Members of the Johnson County delegation discussed an $80 million flaw in a school funding bill legislators adopted in the waning hours of the regular session a few weeks ago. The bill sought to add $525 million in new funding for schools over the next five years, but an error in wording made the legislation’s final tally $80 million less than intended. In the meantime, the appropriations committee added new spending to a budget bill that lawmakers are likely to consider as early as Friday.

Interim superintendent of the Shawnee Mission School DIstrict, Kenny Southwick set Johnson County legislators urging them to support fixing the $80 million legislative glitch. He warns that the legislation would eliminate $2 million from the SMSD budget.

“This is very difficult to explain to our community when $500 million is being restored in state aid across the state over the next five years,” the letter reads.

Sen. Barbara Bollier, a Mission Hills Republican, called the meeting, hoping to inform the Johnson County delegation about options for fixing the school financing bill.

“This is a critical, critical thing to fix for us,” she said.

Several proposals exist to restore the $80 million in funding to the formula lawmakers passed in the waning minutes of the regular session on April 7, but there are no guarantees any of the propositions will earn the 63-votes necessary for passage in the Kansas House.

The underlying legislation passed with exactly the 63-votes required, and at least one legislator who voted in favor of the $525 million school funding bill says he won’t vote for any of the proposed fixes.

Rep. Leo Delperdang, a Wichita Republican, says he was a reluctant vote on the original legislation. He voted for it, because he worried a bill that included even more spending might be considered if the $525 million financing scheme failed.

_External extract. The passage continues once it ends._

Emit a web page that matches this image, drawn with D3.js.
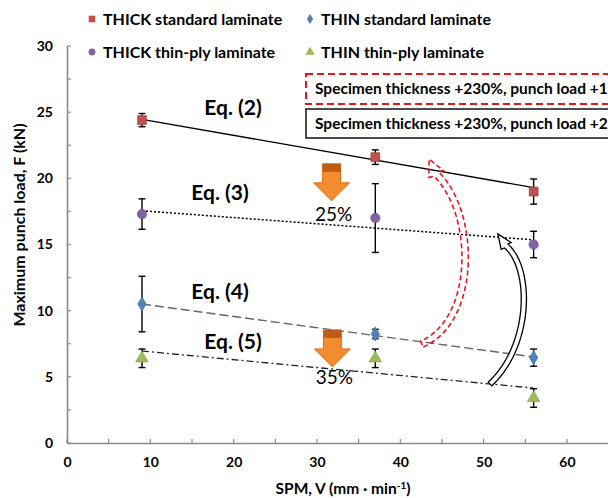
<!DOCTYPE html>
<html>
<head>
<meta charset="utf-8">
<script src="https://cdn.jsdelivr.net/npm/d3@7"></script>
<style>
  body { margin: 0; background: #fff; }
  text { font-family: Lato, "Noto Sans", sans-serif; font-weight: bold; fill: #000; }
</style>
</head>
<body>
<svg id="chart" width="608" height="498"></svg>
<script>
// punch speed (mm/min)
const speeds = [9, 37, 56];

// mean punch loads (kN) and error half-widths
const thickStd = [24.4, 21.6, 19.0];
const thickStdErr = [0.5, 0.55, 0.95];
const thickThin = [17.3, 17.0, 15.0];
const thickThinErr = [1.15, 2.6, 1.0];
const thinStd = [10.5, 8.24, 6.45];
const thinStdErr = [2.1, 0.35, 0.65];
const thinThin = [6.4, 6.4, 3.4];
const thinThinErr = [0.7, 0.7, 0.7];

// fitted lines, value at first and last speed
const trendX = [9, 56];
const eq2 = [24.45, 19.3];
const eq3 = [17.55, 15.35];
const eq4 = [10.5, 6.5];
const eq5 = [6.95, 4.15];

const xTicks = [0, 10, 20, 30, 40, 50, 60];
const yTicks = [0, 5, 10, 15, 20, 25, 30];

const svg = d3.select('#chart');

let x = d3.scaleLinear().domain([0, 70]).range([67, 650.3]);
let y = d3.scaleLinear().domain([0, 30]).range([443, 46]);

// axes
let gx = svg.append('g').attr('transform', `translate(0,${y(0)})`)
  .call(d3.axisBottom(x).tickValues(xTicks).tickSize(0).tickPadding(14));
let gy = svg.append('g').attr('transform', `translate(${x(0)},0)`)
  .call(d3.axisLeft(y).tickValues(yTicks).tickSize(0).tickPadding(14));
[gx, gy].forEach(g => {
  g.select('.domain').attr('stroke', '#8a8a8a').attr('stroke-width', 1.6);
  g.selectAll('text').style('font-size', '14px').style('font-family', 'Lato, sans-serif').style('font-weight', 'bold').attr('fill', '#000');
});

// small inward ticks
svg.append('g').selectAll('line').data(d3.range(0, 71, 5)).join('line')
  .attr('x1', d => x(d)).attr('x2', d => x(d))
  .attr('y1', y(0)).attr('y2', y(0) - 4)
  .attr('stroke', '#8a8a8a').attr('stroke-width', 1.2);
svg.append('g').selectAll('line').data(d3.range(0, 30.1, 2.5)).join('line')
  .attr('x1', x(0)).attr('x2', x(0) + 4)
  .attr('y1', d => y(d)).attr('y2', d => y(d))
  .attr('stroke', '#8a8a8a').attr('stroke-width', 1.2);

// axis titles
svg.append('text').attr('x', 343).attr('y', 494).attr('text-anchor', 'middle')
  .style('font-size', '15.5px')
  .html('SPM, V (mm \u00B7 min<tspan dy="-5" style="font-size:10px">-1</tspan><tspan dy="5">)</tspan>');
svg.append('text').attr('transform', 'translate(25,225) rotate(-90)').attr('text-anchor', 'middle')
  .style('font-size', '16px').text('Maximum punch load, F (kN)');

// trend lines
const trends = [
  { v: eq2, dash: null, color: '#000', w: 1.3 },
  { v: eq3, dash: '2,2', color: '#000', w: 1.5 },
  { v: eq4, dash: '9,4', color: '#666', w: 1.4 },
  { v: eq5, dash: '7,3,2,3', color: '#222', w: 1.3 }
];
let line = d3.line().x((d, i) => x(trendX[i])).y(d => y(d));
trends.forEach(t => {
  svg.append('path').attr('d', line(t.v)).attr('fill', 'none')
    .attr('stroke', t.color).attr('stroke-width', t.w)
    .attr('stroke-dasharray', t.dash);
});

// error bars
const series = [
  { v: thickStd, e: thickStdErr, shape: d3.symbolSquare, size: 80, fill: '#c0504d', stroke: '#9e3330' },
  { v: thickThin, e: thickThinErr, shape: d3.symbolCircle, size: 70, fill: '#8064a2', stroke: '#6a4f8c' },
  { v: thinStd, e: thinStdErr, shape: d3.symbolDiamond, size: 60, fill: '#4f81bd', stroke: '#3c6ca8' },
  { v: thinThin, e: thinThinErr, shape: d3.symbolTriangle, size: 70, fill: '#9bbb59', stroke: '#86a644' }
];
series.forEach(s => {
  let g = svg.append('g').attr('stroke', '#000').attr('stroke-width', 1.4);
  s.v.forEach((v, i) => {
    let cx = x(speeds[i]);
    let y1 = y(v + s.e[i]), y2 = y(v - s.e[i]);
    g.append('line').attr('x1', cx).attr('x2', cx).attr('y1', y1).attr('y2', y2);
    g.append('line').attr('x1', cx - 3.5).attr('x2', cx + 3.5).attr('y1', y1).attr('y2', y1);
    g.append('line').attr('x1', cx - 3.5).attr('x2', cx + 3.5).attr('y1', y2).attr('y2', y2);
  });
});
series.forEach(s => {
  svg.append('g').selectAll('path').data(s.v).join('path')
    .attr('transform', (d, i) => `translate(${x(speeds[i])},${y(d)})`)
    .attr('d', d3.symbol().type(s.shape).size(s.size))
    .attr('fill', s.fill).attr('stroke', s.stroke).attr('stroke-width', 0.6);
});

// legend
const legendItems = [
  { label: 'THICK standard laminate', s: series[0], lx: 92, ly: 19 },
  { label: 'THIN standard laminate', s: series[2], lx: 310, ly: 19 },
  { label: 'THICK thin-ply laminate', s: series[1], lx: 92, ly: 52 },
  { label: 'THIN thin-ply laminate', s: series[3], lx: 310, ly: 52 }
];
legendItems.forEach(l => {
  svg.append('path').attr('transform', `translate(${l.lx},${l.ly})`)
    .attr('d', d3.symbol().type(l.s.shape).size(l.s.size * 0.55))
    .attr('fill', l.s.fill);
  svg.append('text').attr('x', l.lx + 11).attr('y', l.ly).attr('dy', '0.35em')
    .style('font-size', '16px').text(l.label);
});

// equation labels
const eqLabels = [
  { t: 'Eq. (2)', px: 233, py: 115 },
  { t: 'Eq. (3)', px: 220, py: 200 },
  { t: 'Eq. (4)', px: 220, py: 299 },
  { t: 'Eq. (5)', px: 233, py: 349 }
];
eqLabels.forEach(e => {
  svg.append('text').attr('x', e.px).attr('y', e.py).attr('text-anchor', 'middle')
    .style('font-size', '21px').text(e.t);
});

// boxed notes (run off the right edge)
svg.append('rect').attr('x', 306).attr('y', 74).attr('width', 340).attr('height', 30)
  .attr('fill', '#fff').attr('stroke', '#e8141c').attr('stroke-width', 2).attr('stroke-dasharray', '7,4');
svg.append('text').attr('x', 315).attr('y', 94).style('font-size', '15.5px')
  .text('Specimen thickness +230%, punch load +1');
svg.append('rect').attr('x', 306).attr('y', 109).attr('width', 340).attr('height', 29)
  .attr('fill', '#fff').attr('stroke', '#000').attr('stroke-width', 1.4);
svg.append('text').attr('x', 315).attr('y', 129).style('font-size', '15.5px')
  .text('Specimen thickness +230%, punch load +2');

// orange down arrows with percentage
const drops = [
  { sx: 31.75, sy: 18.3, label: '25%', ly: 221 },
  { sx: 31.85, sy: 5.75, label: '35%', ly: 384 }
];
drops.forEach(d => {
  let tx = x(d.sx), ty = y(d.sy);
  let pts = [[tx - 9, ty - 37], [tx + 9, ty - 37], [tx + 9, ty - 18], [tx + 18, ty - 18],
             [tx, ty], [tx - 18, ty - 18], [tx - 9, ty - 18]];
  svg.append('path').attr('d', 'M' + pts.join('L') + 'Z')
    .attr('fill', '#f38b2f').attr('stroke', '#e06d12').attr('stroke-width', 1);
  svg.append('rect').attr('x', tx - 9).attr('y', ty - 37).attr('width', 18).attr('height', 8)
    .attr('fill', '#bd5c17');
  svg.append('text').attr('x', tx + 2).attr('y', d.ly).attr('text-anchor', 'middle')
    .style('font-size', '19px').style('font-weight', 'normal').text(d.label);
});

// curved block arrows
function blockArrow(a) {
  let P = a.pts.map(p => [x(p[0]), y(p[1])]);
  let tip = [x(a.tip[0]), y(a.tip[1])];
  let bez = t => {
    let u = 1 - t;
    return [0, 1].map(k => u * u * u * P[0][k] + 3 * u * u * t * P[1][k] + 3 * u * t * t * P[2][k] + t * t * t * P[3][k]);
  };
  let left = [], right = [];
  let n = 40;
  for (let i = 0; i <= n; i++) {
    let t = i / n;
    let p = bez(t), q = bez(Math.min(1, t + 0.01)), r = bez(Math.max(0, t - 0.01));
    let dx = q[0] - r[0], dy = q[1] - r[1], len = Math.hypot(dx, dy);
    let nx = -dy / len, ny = dx / len;
    left.push([p[0] + nx * a.w, p[1] + ny * a.w]);
    right.push([p[0] - nx * a.w, p[1] - ny * a.w]);
  }
  let end = P[3];
  let hx = tip[0] - end[0], hy = tip[1] - end[1], hl = Math.hypot(hx, hy);
  let nx = -hy / hl, ny = hx / hl;
  let head = [[end[0] + nx * a.hw, end[1] + ny * a.hw], tip, [end[0] - nx * a.hw, end[1] - ny * a.hw]];
  let outline = left.concat(head, right.reverse());
  svg.append('path').attr('d', 'M' + outline.join('L') + 'Z')
    .attr('fill', a.fill).attr('stroke', a.stroke).attr('stroke-width', a.sw)
    .attr('stroke-dasharray', a.dash);
}
blockArrow({ pts: [[42.6, 7.48], [49.3, 9.3], [49.1, 17.46], [44.3, 20.33]], tip: [43.45, 21.46],
  w: 3.2, hw: 8, fill: 'none', stroke: '#e8141c', sw: 1.6, dash: '5,3' });
blockArrow({ pts: [[50.76, 4.46], [55.8, 7.4], [55.8, 13.22], [52.7, 14.89]], tip: [51.7, 15.8],
  w: 2.6, hw: 6, fill: '#fff', stroke: '#000', sw: 1.3, dash: null });
</script>
</body>
</html>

“I’m not sure if it was the right thing to do or not,” Delperdang now says.

As he cast his vote, members of the largest teacher’s union in the state lined the hallways of the Capitol. Three of them approached him after the vote. They called him a “son of a bitch” despite his vote in favor of the legislation they supported.

“Those are the people teaching our children,” he says. “That was after I tried being part of the solution.”

In the Johnson County meeting, most lawmakers appeared to agree that even with the $80 million added back into the funding formula, the Kansas Supreme Court may still reject it.

The Kansas Supreme Court ruled the existing school funding formula unconstitutional. Justices gave lawmakers an April 30 deadline to craft a new formula that the Court will review.

Rep. Brett Parker, an Overland Park Democrat, told members of the Johnson County delegation that as lawmakers work on a technical fix, he intends to offer amendments that add even more funding to schools. The goal, he said, is a formula the Court will rule constitutional. He believes the Court is likely to reject the current $525 million proposal.

“The Court is going to say we’re going to have to fund something, whether we make that decision now without a special session or in July with a special session,” he said.


Rep. Melissa Rooker, a Fairway Republican, said the money isn’t available to fund Parker’s idea, though she agreed the $525 million spending plan might not be enough to appease the Court. She recommended lawmakers work on creating a financing mechanism the Court will accept. Then, she warned, lawmakers may still be required to return to Topeka for a special session to add more money.

“We can send a bill that maybe doesn’t have the right amount of money,” Rooker said. “While we come back to that special session, schools could still remain open.”

The Court didn’t threaten to close schools in its latest decision, but they’ve made that threat in previous school funding cases. A state statute prohibits the Supreme Court from closing schools, but the law has never been tested.